* Data
* * *
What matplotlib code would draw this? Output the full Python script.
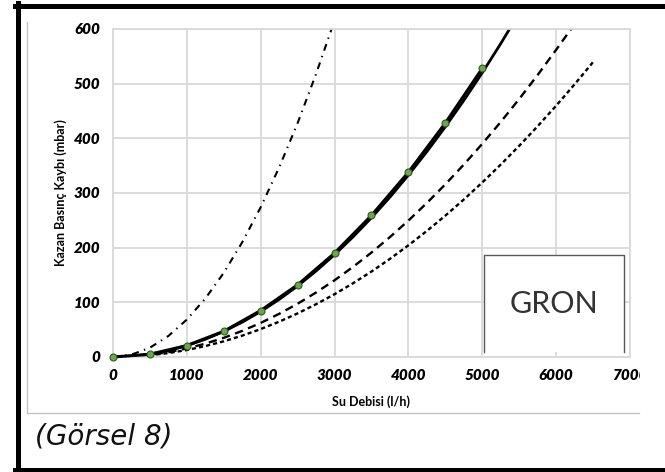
import numpy as np
import matplotlib
matplotlib.use("Agg")
import matplotlib.pyplot as plt
from matplotlib.patches import Rectangle
from matplotlib.lines import Line2D

plt.rcParams['lines.scale_dashes'] = False

#-------------------data------------------------------------------#
# measured points (green markers)
debi_olcum = [0, 500, 1000, 1500, 2000, 2500, 3000, 3500, 4000, 4500, 5000]
kayip_olcum = [0, 5, 21, 47, 85, 132, 190, 259, 338, 428, 528]

# trend through the measured points
debi_trend = [0, 250, 500, 750, 1000, 1250, 1500, 1750, 2000, 2250, 2500, 2750,
              3000, 3250, 3500, 3750, 4000, 4250, 4500, 4750, 5000, 5250, 5500]
kayip_trend = [0, 1.3, 5.2, 11.7, 20.8, 32.5, 46.8, 63.7, 83.2, 105.3, 130,
               157.3, 187.2, 219.7, 254.8, 292.5, 332.8, 375.7, 421.2, 469.3,
               520, 573.3, 629.2]

# dash-dot curve
debi_dd = [0, 250, 500, 750, 1000, 1250, 1500, 1750, 2000, 2250, 2500, 2750, 3000]
kayip_dd = [0, 4.3, 17, 38.5, 68.5, 107, 154, 210, 274, 347, 428, 518, 616]

# long dashed curve
debi_ld = [0, 250, 500, 750, 1000, 1250, 1500, 1750, 2000, 2250, 2500, 2750,
           3000, 3250, 3500, 3750, 4000, 4250, 4500, 4750, 5000, 5250, 5500,
           5750, 6000, 6250]
kayip_ld = [0, 1, 3.9, 8.8, 15.6, 24.4, 35.1, 47.8, 62.4, 79, 97.5, 118,
            140.4, 164.8, 191.1, 219.4, 249.6, 281.8, 315.9, 352, 390, 430,
            472, 516, 562, 609]

# short dashed curve
debi_sd = [0, 250, 500, 750, 1000, 1250, 1500, 1750, 2000, 2250, 2500, 2750,
           3000, 3250, 3500, 3750, 4000, 4250, 4500, 4750, 5000, 5250, 5500,
           5750, 6000, 6250, 6500]
kayip_sd = [0, 0.8, 3.2, 7.2, 12.8, 20, 28.7, 39.1, 51.1, 64.6, 79.8, 96.6,
            114.9, 134.9, 156.4, 179.6, 204.3, 230.7, 258.6, 288.1, 319.3, 352,
            386.3, 422.2, 459.7, 498.8, 539.5]

x_ticks = [0, 1000, 2000, 3000, 4000, 5000, 6000, 7000]
y_ticks = [0, 100, 200, 300, 400, 500, 600]

W, H = 665, 472
def fx(px):
    return px / W
def fy(py):
    return 1 - py / H

#-------------------figure----------------------#
fig = plt.figure(figsize=(6.65, 4.72), dpi=100)
ax = fig.add_axes([fx(113), fy(357), fx(630) - fx(113), fy(29) - fy(357)])

grid_col = '#d9d9d9'
ax.plot(debi_dd, kayip_dd, color='black', lw=1.5, ls=(0, (5, 4, 1, 4)))
ax.plot(debi_sd, kayip_sd, color='black', lw=1.7, ls=(0, (3, 2.2)))
ax.plot(debi_ld, kayip_ld, color='black', lw=1.7, ls=(0, (6, 4)))
ax.plot(debi_trend, kayip_trend, color='black', lw=2.0)
ax.plot(debi_olcum, kayip_olcum, color='black', lw=2.2, marker='o', ms=5,
        mfc='#6aa84f', mec='#2f5a1e', mew=0.8, clip_on=False, zorder=4)

ax.set_xlim(0, 7000)
ax.set_ylim(0, 600)
ax.set_xticks(x_ticks)
ax.set_yticks(y_ticks)
ax.grid(True, color=grid_col, lw=1.3)
ax.set_axisbelow(True)
for s in ax.spines.values():
    s.set_color(grid_col)
    s.set_linewidth(1.3)
ax.tick_params(length=0, pad=9)
for lab in ax.get_xticklabels() + ax.get_yticklabels():
    lab.set_fontfamily('Lato')
    lab.set_fontweight('heavy')
    lab.set_fontstyle('italic')
    lab.set_fontsize(11)
    lab.set_color('black')

fig.text(fx(61), fy(193), 'Kazan Basınç Kaybı (mbar)', rotation=90,
         ha='center', va='center', fontsize=9, fontweight='bold', family='Lato')
fig.text(fx(371), fy(402), 'Su Debisi (l/h)', ha='center', va='center',
         fontsize=9, fontweight='bold', family='Lato')

# clip the last tick label like the original picture
fig.patches.append(Rectangle((fx(640), fy(395)), fx(665) - fx(640), fy(362) - fy(395),
                             transform=fig.transFigure, fc='white', ec='none', zorder=5))

# GRON box (open at the bottom)
fig.patches.append(Rectangle((fx(484), fy(352)), fx(624) - fx(484), fy(255) - fy(352),
                             transform=fig.transFigure, fc='white', ec='none', zorder=5))
box_x = [fx(484), fx(484), fx(624), fx(624)]
box_y = [fy(352), fy(255), fy(255), fy(352)]
fig.lines.append(Line2D(box_x, box_y, transform=fig.transFigure, color='#595959',
                        lw=1.0, zorder=6))
fig.text(fx(554), fy(304), 'GRON', ha='center', va='center', fontsize=22,
         family='Lato', color='#333333', zorder=7)

# inner chart frame (gray)
fig.lines.append(Line2D([fx(27), fx(27), fx(639)], [fy(22), fy(413), fy(413)],
                        transform=fig.transFigure, color='#bfbfbf', lw=0.9, zorder=6))

# outer black frame
fig.lines.append(Line2D([fx(17.5), fx(17.5)], [fy(3), fy(472)],
                        transform=fig.transFigure, color='black', lw=3.6, zorder=8))
fig.lines.append(Line2D([fx(15), fx(665)], [fy(6), fy(6)],
                        transform=fig.transFigure, color='black', lw=3.6, zorder=8))
fig.lines.append(Line2D([fx(15), fx(665)], [fy(469.5), fy(469.5)],
                        transform=fig.transFigure, color='black', lw=3.6, zorder=8))

fig.text(fx(35), fy(436), '(Görsel 8)', ha='left', va='center', fontsize=20,
         family='DejaVu Sans', style='italic', color='#111111')

fig.savefig('out.png', dpi=100)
* * *
* Problem statement
Without including any pictures, print all of the material exactly as given.

* Full solution
What matplotlib code would draw this? Output the full Python script.
import numpy as np
import matplotlib
matplotlib.use("Agg")
import matplotlib.pyplot as plt
from matplotlib.patches import Rectangle
from matplotlib.lines import Line2D

plt.rcParams['lines.scale_dashes'] = False

#-------------------data------------------------------------------#
# measured points (green markers)
debi_olcum = [0, 500, 1000, 1500, 2000, 2500, 3000, 3500, 4000, 4500, 5000]
kayip_olcum = [0, 5, 21, 47, 85, 132, 190, 259, 338, 428, 528]

# trend through the measured points
debi_trend = [0, 250, 500, 750, 1000, 1250, 1500, 1750, 2000, 2250, 2500, 2750,
              3000, 3250, 3500, 3750, 4000, 4250, 4500, 4750, 5000, 5250, 5500]
kayip_trend = [0, 1.3, 5.2, 11.7, 20.8, 32.5, 46.8, 63.7, 83.2, 105.3, 130,
               157.3, 187.2, 219.7, 254.8, 292.5, 332.8, 375.7, 421.2, 469.3,
               520, 573.3, 629.2]

# dash-dot curve
debi_dd = [0, 250, 500, 750, 1000, 1250, 1500, 1750, 2000, 2250, 2500, 2750, 3000]
kayip_dd = [0, 4.3, 17, 38.5, 68.5, 107, 154, 210, 274, 347, 428, 518, 616]

# long dashed curve
debi_ld = [0, 250, 500, 750, 1000, 1250, 1500, 1750, 2000, 2250, 2500, 2750,
           3000, 3250, 3500, 3750, 4000, 4250, 4500, 4750, 5000, 5250, 5500,
           5750, 6000, 6250]
kayip_ld = [0, 1, 3.9, 8.8, 15.6, 24.4, 35.1, 47.8, 62.4, 79, 97.5, 118,
            140.4, 164.8, 191.1, 219.4, 249.6, 281.8, 315.9, 352, 390, 430,
            472, 516, 562, 609]

# short dashed curve
debi_sd = [0, 250, 500, 750, 1000, 1250, 1500, 1750, 2000, 2250, 2500, 2750,
           3000, 3250, 3500, 3750, 4000, 4250, 4500, 4750, 5000, 5250, 5500,
           5750, 6000, 6250, 6500]
kayip_sd = [0, 0.8, 3.2, 7.2, 12.8, 20, 28.7, 39.1, 51.1, 64.6, 79.8, 96.6,
            114.9, 134.9, 156.4, 179.6, 204.3, 230.7, 258.6, 288.1, 319.3, 352,
            386.3, 422.2, 459.7, 498.8, 539.5]

x_ticks = [0, 1000, 2000, 3000, 4000, 5000, 6000, 7000]
y_ticks = [0, 100, 200, 300, 400, 500, 600]

W, H = 665, 472
def fx(px):
    return px / W
def fy(py):
    return 1 - py / H

#-------------------figure----------------------#
fig = plt.figure(figsize=(6.65, 4.72), dpi=100)
ax = fig.add_axes([fx(113), fy(357), fx(630) - fx(113), fy(29) - fy(357)])

grid_col = '#d9d9d9'
ax.plot(debi_dd, kayip_dd, color='black', lw=1.5, ls=(0, (5, 4, 1, 4)))
ax.plot(debi_sd, kayip_sd, color='black', lw=1.7, ls=(0, (3, 2.2)))
ax.plot(debi_ld, kayip_ld, color='black', lw=1.7, ls=(0, (6, 4)))
ax.plot(debi_trend, kayip_trend, color='black', lw=2.0)
ax.plot(debi_olcum, kayip_olcum, color='black', lw=2.2, marker='o', ms=5,
        mfc='#6aa84f', mec='#2f5a1e', mew=0.8, clip_on=False, zorder=4)

ax.set_xlim(0, 7000)
ax.set_ylim(0, 600)
ax.set_xticks(x_ticks)
ax.set_yticks(y_ticks)
ax.grid(True, color=grid_col, lw=1.3)
ax.set_axisbelow(True)
for s in ax.spines.values():
    s.set_color(grid_col)
    s.set_linewidth(1.3)
ax.tick_params(length=0, pad=9)
for lab in ax.get_xticklabels() + ax.get_yticklabels():
    lab.set_fontfamily('Lato')
    lab.set_fontweight('heavy')
    lab.set_fontstyle('italic')
    lab.set_fontsize(11)
    lab.set_color('black')

fig.text(fx(61), fy(193), 'Kazan Basınç Kaybı (mbar)', rotation=90,
         ha='center', va='center', fontsize=9, fontweight='bold', family='Lato')
fig.text(fx(371), fy(402), 'Su Debisi (l/h)', ha='center', va='center',
         fontsize=9, fontweight='bold', family='Lato')

# clip the last tick label like the original picture
fig.patches.append(Rectangle((fx(640), fy(395)), fx(665) - fx(640), fy(362) - fy(395),
                             transform=fig.transFigure, fc='white', ec='none', zorder=5))

# GRON box (open at the bottom)
fig.patches.append(Rectangle((fx(484), fy(352)), fx(624) - fx(484), fy(255) - fy(352),
                             transform=fig.transFigure, fc='white', ec='none', zorder=5))
box_x = [fx(484), fx(484), fx(624), fx(624)]
box_y = [fy(352), fy(255), fy(255), fy(352)]
fig.lines.append(Line2D(box_x, box_y, transform=fig.transFigure, color='#595959',
                        lw=1.0, zorder=6))
fig.text(fx(554), fy(304), 'GRON', ha='center', va='center', fontsize=22,
         family='Lato', color='#333333', zorder=7)

# inner chart frame (gray)
fig.lines.append(Line2D([fx(27), fx(27), fx(639)], [fy(22), fy(413), fy(413)],
                        transform=fig.transFigure, color='#bfbfbf', lw=0.9, zorder=6))

# outer black frame
fig.lines.append(Line2D([fx(17.5), fx(17.5)], [fy(3), fy(472)],
                        transform=fig.transFigure, color='black', lw=3.6, zorder=8))
fig.lines.append(Line2D([fx(15), fx(665)], [fy(6), fy(6)],
                        transform=fig.transFigure, color='black', lw=3.6, zorder=8))
fig.lines.append(Line2D([fx(15), fx(665)], [fy(469.5), fy(469.5)],
                        transform=fig.transFigure, color='black', lw=3.6, zorder=8))

fig.text(fx(35), fy(436), '(Görsel 8)', ha='left', va='center', fontsize=20,
         family='DejaVu Sans', style='italic', color='#111111')

fig.savefig('out.png', dpi=100)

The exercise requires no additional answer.